DDL: In this case temporality was both an advantage and a disadvantage. A disadvantage when you realize you can’t plan activities in a long term the activities because originally in two months from the opening the installation was planned to be brought out. You have to schedule all in a few weeks or months. An advantage when you know that the neighbours might be willing to accept the project if you tell them that it will be there just for few weeks.

Thankfully, after the opening they had so many good opinions they started to think that this remporary project could become permanent. We first asked the community what they think about it and when they saw that so many children and adults were interacting with each other and the public realm was not about fighting with the immigrant group but about having a place to discuss common themes as a community, they were willing to accept it as a permanent one but with a possibility to modify it.  

The most important thing in the whole story is probably that you got trust from the residents?

DDL: I believe there was a coincidence of getting the trust for the project but also getting the trust from the neighbourhood and the local authorities. I believe there were also a happy coincidence of factors such as the creation of a new local association of Portugal Novo and the search of some legitimacy through some nice and quick results.
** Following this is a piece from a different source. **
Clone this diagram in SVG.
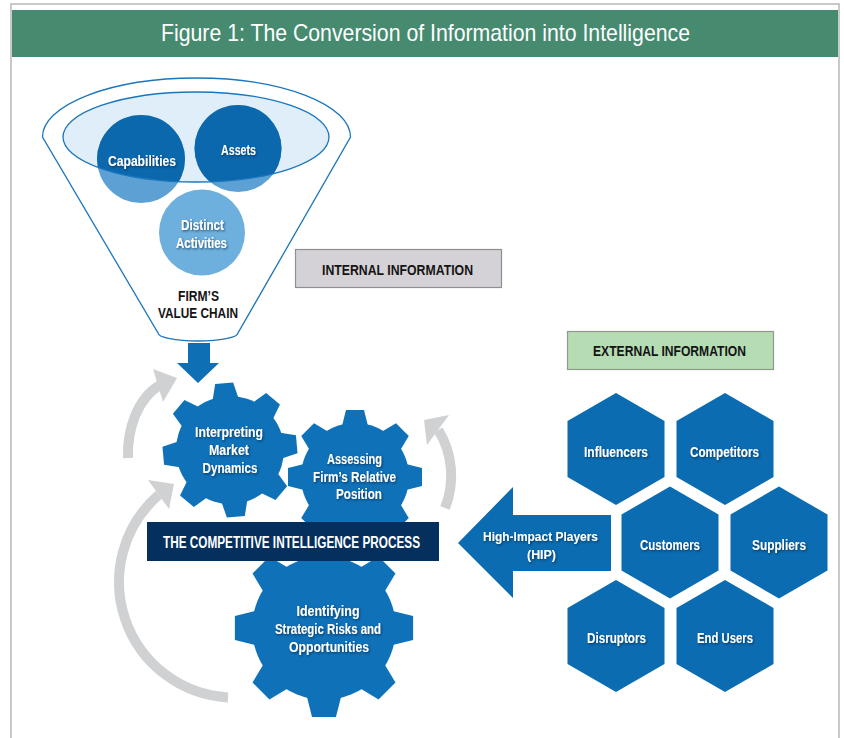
<svg xmlns="http://www.w3.org/2000/svg" xmlns:xlink="http://www.w3.org/1999/xlink" width="844" height="738" viewBox="0 0 844 738">
<style>
.t{font-family:'Liberation Sans Narrow','Liberation Sans',Arial,sans-serif;font-weight:bold;text-anchor:middle}
.w{fill:#ffffff;font-size:14.5px}
.k{fill:#141414;font-size:14px}
.gear{fill:#0f71b8}
.hex{fill:#0b6cb2}
.arc{fill:none;stroke:#d0d1d3;stroke-width:10}
.head{fill:#d0d1d3}
</style>
<defs>
<filter id="ts" x="-10%" y="-30%" width="120%" height="160%">
<feDropShadow dx="1" dy="1.2" stdDeviation="0.8" flood-color="#00203f" flood-opacity="0.7"/>
</filter>
<polygon id="tooth" points="47,-14 67,-9 67,9 47,14"/>
<g id="gearShape">
<circle r="54"/>
<use xlink:href="#tooth"/>
<use xlink:href="#tooth" transform="rotate(45)"/>
<use xlink:href="#tooth" transform="rotate(90)"/>
<use xlink:href="#tooth" transform="rotate(135)"/>
<use xlink:href="#tooth" transform="rotate(180)"/>
<use xlink:href="#tooth" transform="rotate(225)"/>
<use xlink:href="#tooth" transform="rotate(270)"/>
<use xlink:href="#tooth" transform="rotate(315)"/>
</g>
<polygon id="hexShape" points="0,-56 48.5,-28 48.5,28 0,56 -48.5,28 -48.5,-28"/>
<clipPath id="innerClip"><ellipse cx="196" cy="137" rx="133" ry="45"/></clipPath>
</defs>

<!-- frame and title -->
<rect x="11" y="4" width="828" height="740" fill="#ffffff" stroke="#c9c9c9" stroke-width="2"/>
<g id="title">
<rect x="12" y="10" width="826" height="47" fill="#468a6f"/>
<text x="425.5" y="41" font-family="'Liberation Sans Narrow','Liberation Sans',Arial,sans-serif" font-size="24" fill="#ffffff" text-anchor="middle" textLength="529" lengthAdjust="spacingAndGlyphs">Figure 1: The Conversion of Information into Intelligence</text>
</g>

<!-- funnel -->
<g id="funnel">
<path d="M42.5,137 A154,59 0 0 1 350.5,137 L238,333 A40,8 0 0 1 158,333 Z" fill="#ffffff" stroke="#1b76bc" stroke-width="1.3"/>
<ellipse cx="196" cy="137" rx="133" ry="45" fill="#dfeef8"/>
</g>

<g id="node-capabilities">
<circle cx="141" cy="159" r="44" fill="#5da0d4"/>
<circle cx="141" cy="159" r="44" fill="#0b68ad" clip-path="url(#innerClip)"/>
</g>
<g id="node-assets">
<circle cx="238" cy="148.5" r="43.5" fill="#5da0d4"/>
<circle cx="238" cy="148.5" r="43.5" fill="#0b68ad" clip-path="url(#innerClip)"/>
</g>
<ellipse cx="196" cy="137" rx="133" ry="45" fill="none" stroke="#1b76bc" stroke-width="1.3"/>
<g id="node-distinct">
<circle cx="202" cy="232.5" r="43" fill="#6eb0dd"/>
</g>
<g filter="url(#ts)">
<text class="t w" x="142" y="166" textLength="68" lengthAdjust="spacingAndGlyphs">Capabilities</text>
<text class="t w" x="238.5" y="155" textLength="35" lengthAdjust="spacingAndGlyphs">Assets</text>
<text class="t w" x="202.5" y="230" textLength="43" lengthAdjust="spacingAndGlyphs">Distinct</text>
<text class="t w" x="201.5" y="248" textLength="51" lengthAdjust="spacingAndGlyphs">Activities</text>
</g>
<g id="label-value-chain">
<text class="t k" x="198.5" y="301" textLength="41" lengthAdjust="spacingAndGlyphs">FIRM’S</text>
<text class="t k" x="198" y="318" textLength="80" lengthAdjust="spacingAndGlyphs">VALUE CHAIN</text>
</g>

<g id="node-internal">
<rect x="295.5" y="249.5" width="206" height="38" fill="#d4d2d6" stroke="#8f8f8f" stroke-width="1.2"/>
<text class="t k" x="397.5" y="275" textLength="151" lengthAdjust="spacingAndGlyphs">INTERNAL INFORMATION</text>
</g>
<g id="node-external">
<rect x="567.5" y="331.5" width="206" height="38" fill="#b6dcb4" stroke="#8f9a8f" stroke-width="1.2"/>
<text class="t k" x="669.5" y="356" textLength="153" lengthAdjust="spacingAndGlyphs">EXTERNAL INFORMATION</text>
</g>

<!-- connectors -->
<g id="connectors">
<path class="arc" d="M128,458 C127,428 138,398 160,385"/>
<polygon class="head" points="153,369 177,378 163,402"/>
<path class="arc" d="M228,697.5 A115.7,115.7 0 0 1 158.8,494.7"/>
<polygon class="head" points="148,480 174,484 169,509"/>
<path class="arc" d="M445,508 A87.5,87.5 0 0 0 438.3,430"/>
<polygon class="head" points="449,415 424,420 427,445"/>
<polygon points="188,343 210,343 210,363 219,363 198,383 177,363 188,363" fill="#0f6fb5"/>
</g>

<!-- gears -->
<g id="node-assessing">
<use xlink:href="#gearShape" class="gear" transform="translate(355,477)"/>
<g filter="url(#ts)">
<text class="t w" x="354.5" y="464" textLength="55" lengthAdjust="spacingAndGlyphs">Assessing</text>
<text class="t w" x="354.5" y="482" textLength="83" lengthAdjust="spacingAndGlyphs">Firm’s Relative</text>
<text class="t w" x="359" y="499" textLength="46" lengthAdjust="spacingAndGlyphs">Position</text>
</g>
</g>
<g id="node-interpreting">
<use xlink:href="#gearShape" class="gear" transform="translate(230,450) rotate(-5)"/>
<g filter="url(#ts)">
<text class="t w" x="229" y="437" textLength="68" lengthAdjust="spacingAndGlyphs">Interpreting</text>
<text class="t w" x="229" y="455" textLength="40" lengthAdjust="spacingAndGlyphs">Market</text>
<text class="t w" x="230" y="473" textLength="55" lengthAdjust="spacingAndGlyphs">Dynamics</text>
</g>
</g>
<g id="node-identifying">
<use xlink:href="#gearShape" class="gear" transform="translate(324,628) scale(1.33)"/>
<g filter="url(#ts)">
<text class="t w" x="328" y="616" textLength="63" lengthAdjust="spacingAndGlyphs">Identifying</text>
<text class="t w" x="328" y="634" textLength="106" lengthAdjust="spacingAndGlyphs">Strategic Risks and</text>
<text class="t w" x="329" y="652" textLength="80" lengthAdjust="spacingAndGlyphs">Opportunities</text>
</g>
</g>
<g id="node-process">
<rect x="147" y="522" width="292" height="39" fill="#05305e"/>
<text class="t" x="291.5" y="548" font-size="16" fill="#ffffff" textLength="257" lengthAdjust="spacingAndGlyphs">THE COMPETITIVE INTELLIGENCE PROCESS</text>
</g>

<!-- HIP arrow -->
<g id="node-hip">
<polygon points="458,543 513,487 513,515 611,515 611,571 513,571 513,598" fill="#0b6cb2"/>
<g filter="url(#ts)">
<text class="t" x="540.5" y="541" font-size="13.5" fill="#ffffff" textLength="115" lengthAdjust="spacingAndGlyphs">High-Impact Players</text>
<text class="t" x="541.5" y="558.5" font-size="13.5" fill="#ffffff" textLength="29" lengthAdjust="spacingAndGlyphs">(HIP)</text>
</g>
</g>

<!-- hexagons -->
<g id="node-influencers">
<use xlink:href="#hexShape" class="hex" transform="translate(616,449)"/>
<text class="t w" x="616" y="457" textLength="64" lengthAdjust="spacingAndGlyphs" filter="url(#ts)">Influencers</text>
</g>
<g id="node-competitors">
<use xlink:href="#hexShape" class="hex" transform="translate(725,449)"/>
<text class="t w" x="724.5" y="457" textLength="69" lengthAdjust="spacingAndGlyphs" filter="url(#ts)">Competitors</text>
</g>
<g id="node-customers">
<use xlink:href="#hexShape" class="hex" transform="translate(670,542.5)"/>
<text class="t w" x="670" y="550" textLength="60" lengthAdjust="spacingAndGlyphs" filter="url(#ts)">Customers</text>
</g>
<g id="node-suppliers">
<use xlink:href="#hexShape" class="hex" transform="translate(779,542.5)"/>
<text class="t w" x="779" y="550" textLength="54" lengthAdjust="spacingAndGlyphs" filter="url(#ts)">Suppliers</text>
</g>
<g id="node-disruptors">
<use xlink:href="#hexShape" class="hex" transform="translate(616,636)"/>
<text class="t w" x="616.5" y="643" textLength="59" lengthAdjust="spacingAndGlyphs" filter="url(#ts)">Disruptors</text>
</g>
<g id="node-endusers">
<use xlink:href="#hexShape" class="hex" transform="translate(725,636)"/>
<text class="t w" x="725" y="643" textLength="56" lengthAdjust="spacingAndGlyphs" filter="url(#ts)">End Users</text>
</g>
</svg>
We manage to integrate a team with them and the communication was therefore much easier.

What shows the Boxing Boxes installation is that you succeeded to connect different generations in the public space; did you plan this or it just happened?
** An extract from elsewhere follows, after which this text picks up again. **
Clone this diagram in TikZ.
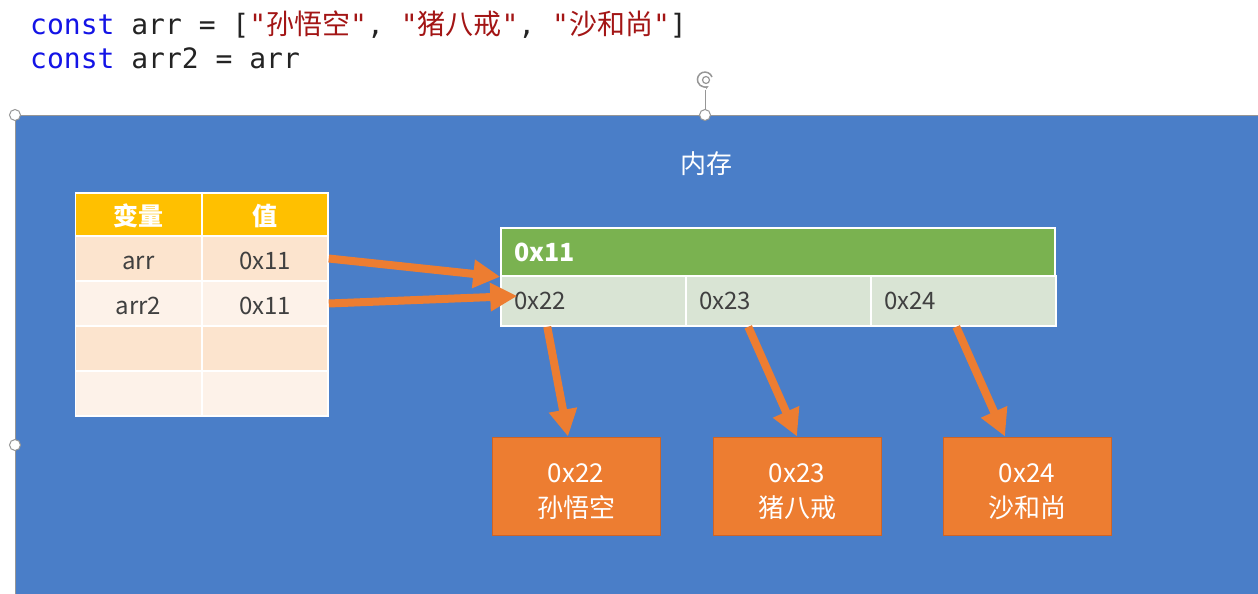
\documentclass[tikz,border=0pt]{standalone}
\usepackage{fontspec}
\setmainfont{Noto Sans CJK SC}
\setmonofont{DejaVu Sans Mono}
\newfontfamily\cjk{Noto Sans CJK SC}
\usetikzlibrary{arrows.meta}
\newcommand\kw[1]{\textcolor{myKey}{#1}}
\newcommand\str[1]{\textcolor{myStr}{"{\cjk #1}"}}

\begin{document}
\begin{tikzpicture}[x=1pt, y=-1pt,
    code/.style={anchor=base west, inner sep=0pt, text=myCode, font=\ttfamily\fontsize{28}{33}\selectfont},
    cell/.style={draw=white, line width=1.5pt, minimum width=126pt, minimum height=45pt, inner sep=0pt, text height=22pt, text depth=0pt, text=myText, font=\fontsize{24}{28}\selectfont},
    hdr/.style={cell, fill=myYellow, minimum height=43pt, text=white, font=\bfseries\fontsize{25}{28}\selectfont},
    memhead/.style={draw=white, line width=1.5pt, fill=myGreen, text=white, text width=528pt, inner xsep=13pt, minimum height=48pt, align=left, font=\bfseries\fontsize{25}{28}\selectfont},
    memcell/.style={draw=white, line width=1.5pt, fill=myCellGreen, text=myText, text width=159pt, inner xsep=13pt, minimum height=50pt, align=left, font=\fontsize{24}{28}\selectfont},
    box/.style={fill=myOrange, draw=myOrangeDark, line width=1pt, minimum width=168pt, minimum height=98pt, text=white, align=center, font=\fontsize{26}{35}\selectfont},
    ptr/.style={myOrange, line width=8pt, -{Triangle[length=27pt,width=27pt]}}]
    \definecolor{myBlue}{RGB}{74,126,200}
    \definecolor{myHandle}{RGB}{150,150,150}
    \definecolor{myYellow}{RGB}{255,192,0}
    \definecolor{myRowA}{RGB}{252,228,206}
    \definecolor{myRowB}{RGB}{253,242,233}
    \definecolor{myGreen}{RGB}{122,178,80}
    \definecolor{myCellGreen}{RGB}{217,228,212}
    \definecolor{myOrange}{RGB}{237,125,49}
    \definecolor{myOrangeDark}{RGB}{205,100,40}
    \definecolor{myText}{RGB}{64,64,64}
    \definecolor{myCode}{RGB}{35,35,35}
    \definecolor{myKey}{RGB}{20,20,230}
    \definecolor{myStr}{RGB}{163,21,21}

    \useasboundingbox (0,0) rectangle (1258,594);
    \fill[white] (0,0) rectangle (1258,594);

    % code
    \node[code] (line1) at (30,35) {\kw{const} arr = [\str{孙悟空}, \str{猪八戒}, \str{沙和尚}]};
    \node[code] (line2) at (30,68) {\kw{const} arr2 = arr};

    % memory area
    \fill[myBlue] (15,115) rectangle (1258,594);
    \draw[myHandle, line width=1pt] (15,594) -- (15,115) -- (1258,115);
    \draw[myHandle, line width=1pt] (705,115) -- (705,90);
    \foreach \p in {(15,115),(705,115),(15,445)}
        \filldraw[draw=myHandle, fill=white, line width=1pt] \p circle[radius=5.5pt];
    \draw[myHandle, line width=1.5pt, -{Stealth[length=4pt]}] (712,77) arc[start angle=20, end angle=300, radius=7.5pt];
    \draw[myHandle, line width=1.2pt] (706,80) circle[radius=3.5pt];
    \node[text=white, font=\fontsize{26}{30}\selectfont] (title) at (706,164) {内存};

    % table
    \node[hdr] (h1) at (138.5,214.5) {变量};
    \node[hdr] (h2) at (265,214.5) {值};
    \node[cell, fill=myRowA] (n1) at (138.5,258.5) {arr};
    \node[cell, fill=myRowA] (v1) at (265,258.5) {0x11};
    \node[cell, fill=myRowB] (n2) at (138.5,303.5) {arr2};
    \node[cell, fill=myRowB] (v2) at (265,303.5) {0x11};
    \node[cell, fill=myRowA] (n3) at (138.5,348.5) {};
    \node[cell, fill=myRowA] (v3) at (265,348.5) {};
    \node[cell, fill=myRowB] (n4) at (138.5,393.5) {};
    \node[cell, fill=myRowB] (v4) at (265,393.5) {};

    % array in heap
    \node[memhead] (mem) at (778,252) {0x11};
    \node[memcell] (c22) at (593.5,301) {0x22};
    \node[memcell] (c23) at (778.5,301) {0x23};
    \node[memcell] (c24) at (963.5,301) {0x24};

    \node[box] (b22) at (576,486) {\rule{0pt}{31pt}0x22\\孙悟空};
    \node[box] (b23) at (797,486) {\rule{0pt}{31pt}0x23\\猪八戒};
    \node[box] (b24) at (1027,486) {\rule{0pt}{31pt}0x24\\沙和尚};

    % pointers
    \draw[ptr] (v1.east) -- (mem.south west);
    \draw[ptr] (v2.east) -- ([xshift=17pt,yshift=5pt]c22.west);
    \draw[ptr] ([xshift=47pt]c22.south west) -- ([xshift=-8pt]b22.north);
    \draw[ptr] ([xshift=63pt]c23.south west) -- (b23.north);
    \draw[ptr] ([xshift=86pt]c24.south west) -- ([xshift=-22pt]b24.north);
\end{tikzpicture}
\end{document}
DDL: Although we didn’t plan it, it was in the wish list. We knew that the ambiguity of the installation could facilitate such connection. In the general perception if we had to assign one to each, a playground is more for children and a sport facility is more for adults. One of the greater assets of Boxing Boxes is that its open design can join both adults and children to enjoy a space like this. We wanted to soften and blur the difference between playing and practicing sport since the place gives a chance to experiment with people from another age, another immigrant group and another neighborhood.

Do you have, besides Gato Morto, some other person or group in Portugal Novo that you are still attached and you still communicate with?

DDL: Yes, one example would be Nuno Furtado. He was the president of the neighbourhood society of Portugal Novo called AMPAC Olaias. His family is part of the immigrant group from Cabo Verde and he told me that when he was a child in this neighbourhood, he always had to move to another neighbourhood in order to play. He was very excited about the opening, telling us how well the kids were playing in the installation and how he enjoyed the situation because there was a lack of public life in the streets, which makes the streets feel insecure. With kids playing the parents are somehow forced to be occupy the plaza during the night. All of a sudden, the night was also this time of play, sport and integration. After that he also started to play with children, that was one of the best moments that we had.